- What is being asked -
Print all of the lines exactly. Any picture among them stays out.
# Start of Data excerpt
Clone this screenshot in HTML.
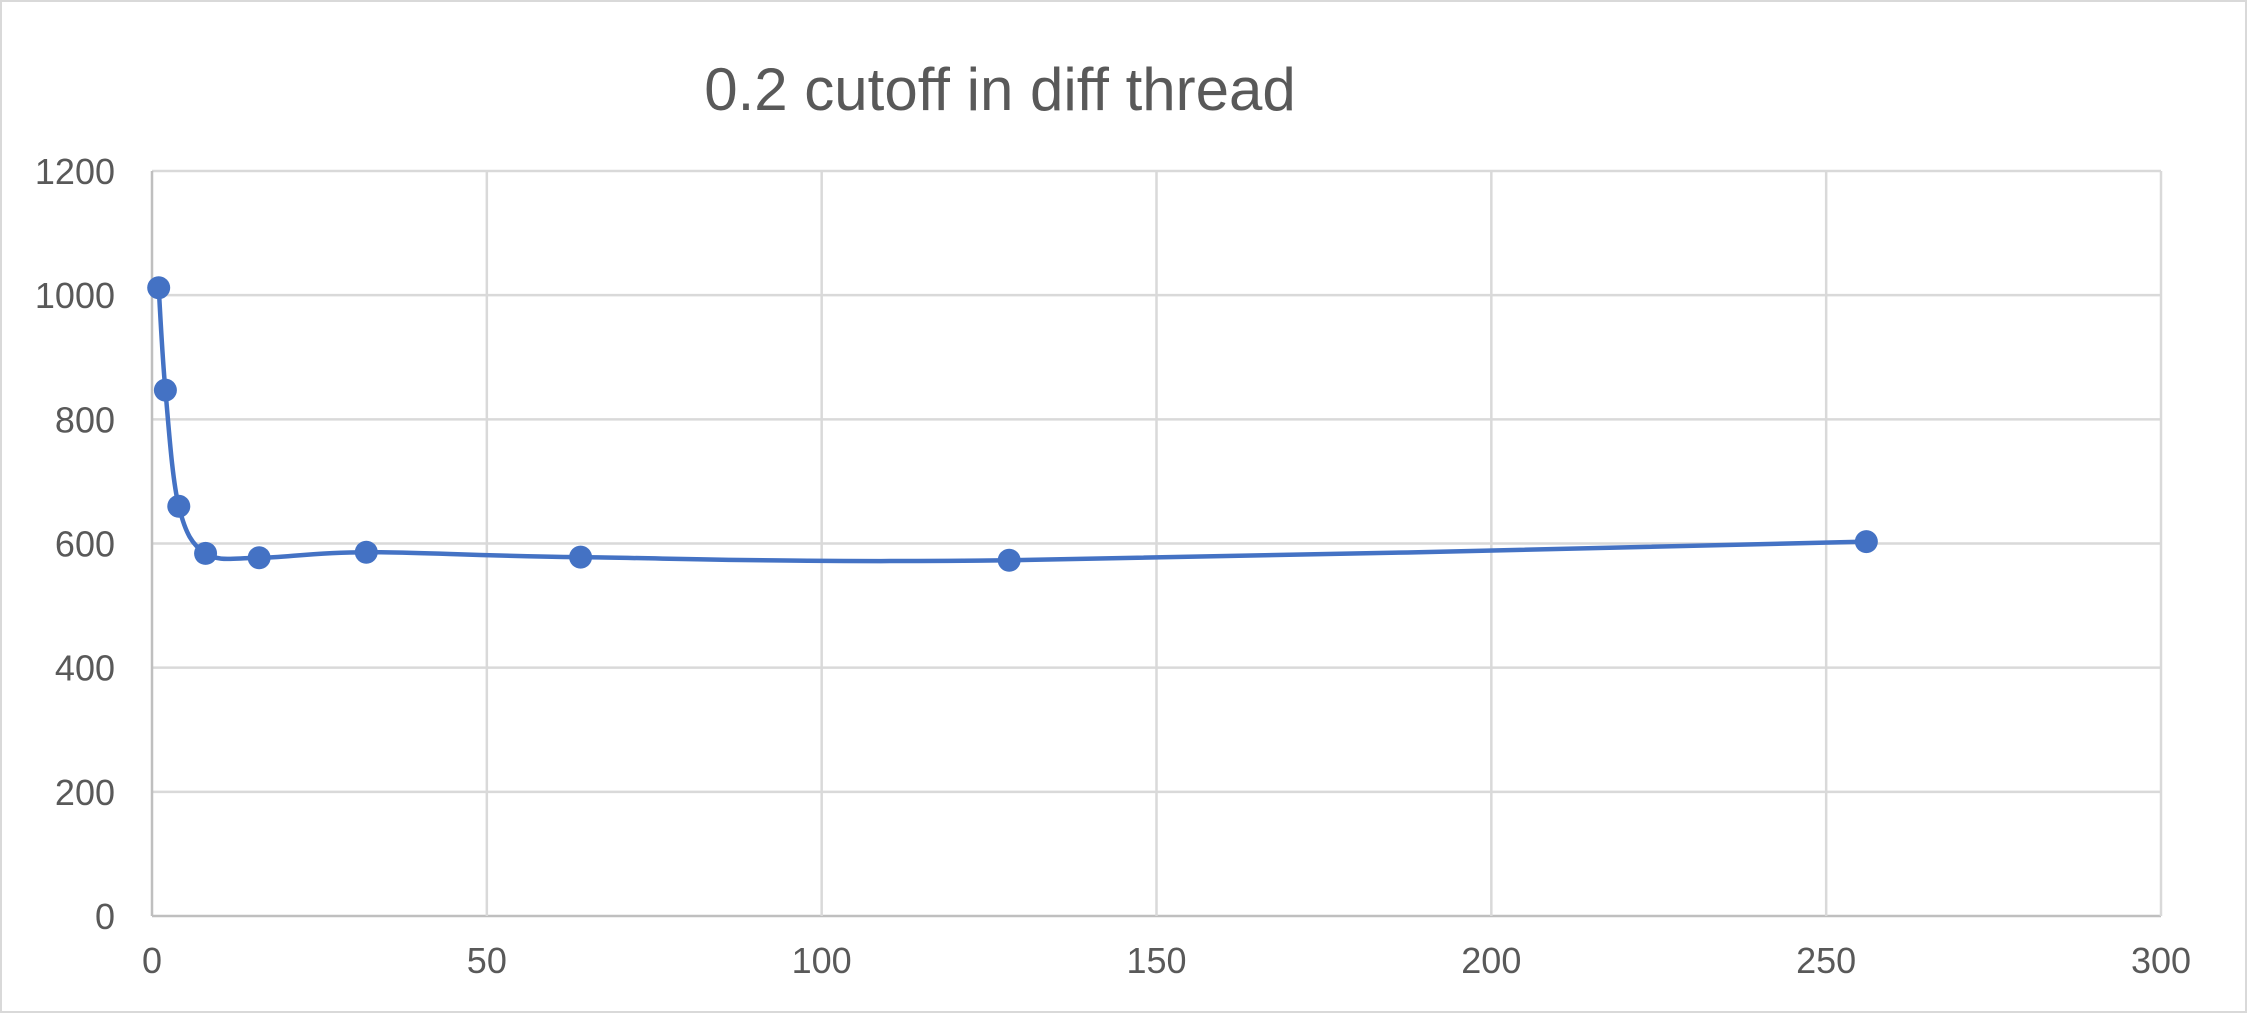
<!DOCTYPE html>
<html><head><meta charset="utf-8"><style>
html,body{margin:0;padding:0;background:#fff;}
svg{display:block;font-family:"Liberation Sans",sans-serif;}
</style></head><body>
<svg id="chart" width="2247" height="1013" viewBox="0 0 2247 1013">
<rect x="1" y="1" width="2245" height="1011" fill="#fff" stroke="#d9d9d9" stroke-width="2"/>
<text x="1000" y="110" text-anchor="middle" font-size="60" fill="#595959">0.2 cutoff in diff thread</text>
<g id="grid"></g><g id="axes"></g><g id="series"></g>
</svg>
<script>
const xValues=[1,2,4,8,16,32,64,128,256];
const yValues=[1012,847,660,584,577,586,578,573,603];
const xTicks=[0,50,100,150,200,250,300];
const yTicks=[0,200,400,600,800,1000,1200];
const L=152,R=2161,T=171,B=916;
const sx=v=>L+(v-0)/300*(R-L);
const sy=v=>B-(v-0)/1200*(B-T);
const NS="http://www.w3.org/2000/svg";
function mk(tag,attrs,parent){const e=document.createElementNS(NS,tag);for(const k in attrs)e.setAttribute(k,attrs[k]);parent.appendChild(e);return e;}
const grid=document.getElementById('grid'),axes=document.getElementById('axes'),ser=document.getElementById('series');
yTicks.forEach(t=>{
 const l=mk('line',{x1:L,x2:R,y1:sy(t),y2:sy(t),stroke:t===0?'#bfbfbf':'#d9d9d9','stroke-width':2.5},grid);
 
 
 const tx=mk('text',{x:115,y:sy(t)+13,'text-anchor':'end','font-size':36,fill:'#595959'},axes);
 tx.textContent=t;
 
 
});
xTicks.forEach(t=>{
 const l=mk('line',{x1:sx(t),x2:sx(t),y1:T,y2:B,stroke:t===0?'#bfbfbf':'#d9d9d9','stroke-width':2.5},grid);
 
 
 const tx=mk('text',{x:sx(t),y:973,'text-anchor':'middle','font-size':36,fill:'#595959'},axes);
 tx.textContent=t;
 
 
});
const pts=xValues.map((x,i)=>[sx(x),sy(yValues[i])]);
let d='M'+pts[0][0]+','+pts[0][1];
for(let i=0;i<pts.length-1;i++){
 const p0=pts[Math.max(0,i-1)],p1=pts[i],p2=pts[i+1],p3=pts[Math.min(pts.length-1,i+2)];
 const k=1/6;
 const c1=[p1[0]+(p2[0]-p0[0])*k,p1[1]+(p2[1]-p0[1])*k];
 const c2=[p2[0]-(p3[0]-p1[0])*k,p2[1]-(p3[1]-p1[1])*k];
 d+=` C${c1[0]},${c1[1]} ${c2[0]},${c2[1]} ${p2[0]},${p2[1]}`;
}
const path=mk('path',{d:d,fill:'none',stroke:'#4472c4','stroke-width':4.5,'stroke-linecap':'round'},ser);


pts.forEach(p=>{
 const c=mk('circle',{cx:p[0],cy:p[1],r:11.5,fill:'#4472c4'},ser);
 
 
});
</script>
</body></html>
# End of Data excerpt
- Correct output -
Clone this screenshot in HTML.
<!DOCTYPE html>
<html><head><meta charset="utf-8"><style>
html,body{margin:0;padding:0;background:#fff;}
svg{display:block;font-family:"Liberation Sans",sans-serif;}
</style></head><body>
<svg id="chart" width="2247" height="1013" viewBox="0 0 2247 1013">
<rect x="1" y="1" width="2245" height="1011" fill="#fff" stroke="#d9d9d9" stroke-width="2"/>
<text x="1000" y="110" text-anchor="middle" font-size="60" fill="#595959">0.2 cutoff in diff thread</text>
<g id="grid"></g><g id="axes"></g><g id="series"></g>
</svg>
<script>
const xValues=[1,2,4,8,16,32,64,128,256];
const yValues=[1012,847,660,584,577,586,578,573,603];
const xTicks=[0,50,100,150,200,250,300];
const yTicks=[0,200,400,600,800,1000,1200];
const L=152,R=2161,T=171,B=916;
const sx=v=>L+(v-0)/300*(R-L);
const sy=v=>B-(v-0)/1200*(B-T);
const NS="http://www.w3.org/2000/svg";
function mk(tag,attrs,parent){const e=document.createElementNS(NS,tag);for(const k in attrs)e.setAttribute(k,attrs[k]);parent.appendChild(e);return e;}
const grid=document.getElementById('grid'),axes=document.getElementById('axes'),ser=document.getElementById('series');
yTicks.forEach(t=>{
 const l=mk('line',{x1:L,x2:R,y1:sy(t),y2:sy(t),stroke:t===0?'#bfbfbf':'#d9d9d9','stroke-width':2.5},grid);
 
 
 const tx=mk('text',{x:115,y:sy(t)+13,'text-anchor':'end','font-size':36,fill:'#595959'},axes);
 tx.textContent=t;
 
 
});
xTicks.forEach(t=>{
 const l=mk('line',{x1:sx(t),x2:sx(t),y1:T,y2:B,stroke:t===0?'#bfbfbf':'#d9d9d9','stroke-width':2.5},grid);
 
 
 const tx=mk('text',{x:sx(t),y:973,'text-anchor':'middle','font-size':36,fill:'#595959'},axes);
 tx.textContent=t;
 
 
});
const pts=xValues.map((x,i)=>[sx(x),sy(yValues[i])]);
let d='M'+pts[0][0]+','+pts[0][1];
for(let i=0;i<pts.length-1;i++){
 const p0=pts[Math.max(0,i-1)],p1=pts[i],p2=pts[i+1],p3=pts[Math.min(pts.length-1,i+2)];
 const k=1/6;
 const c1=[p1[0]+(p2[0]-p0[0])*k,p1[1]+(p2[1]-p0[1])*k];
 const c2=[p2[0]-(p3[0]-p1[0])*k,p2[1]-(p3[1]-p1[1])*k];
 d+=` C${c1[0]},${c1[1]} ${c2[0]},${c2[1]} ${p2[0]},${p2[1]}`;
}
const path=mk('path',{d:d,fill:'none',stroke:'#4472c4','stroke-width':4.5,'stroke-linecap':'round'},ser);


pts.forEach(p=>{
 const c=mk('circle',{cx:p[0],cy:p[1],r:11.5,fill:'#4472c4'},ser);
 
 
});
</script>
</body></html>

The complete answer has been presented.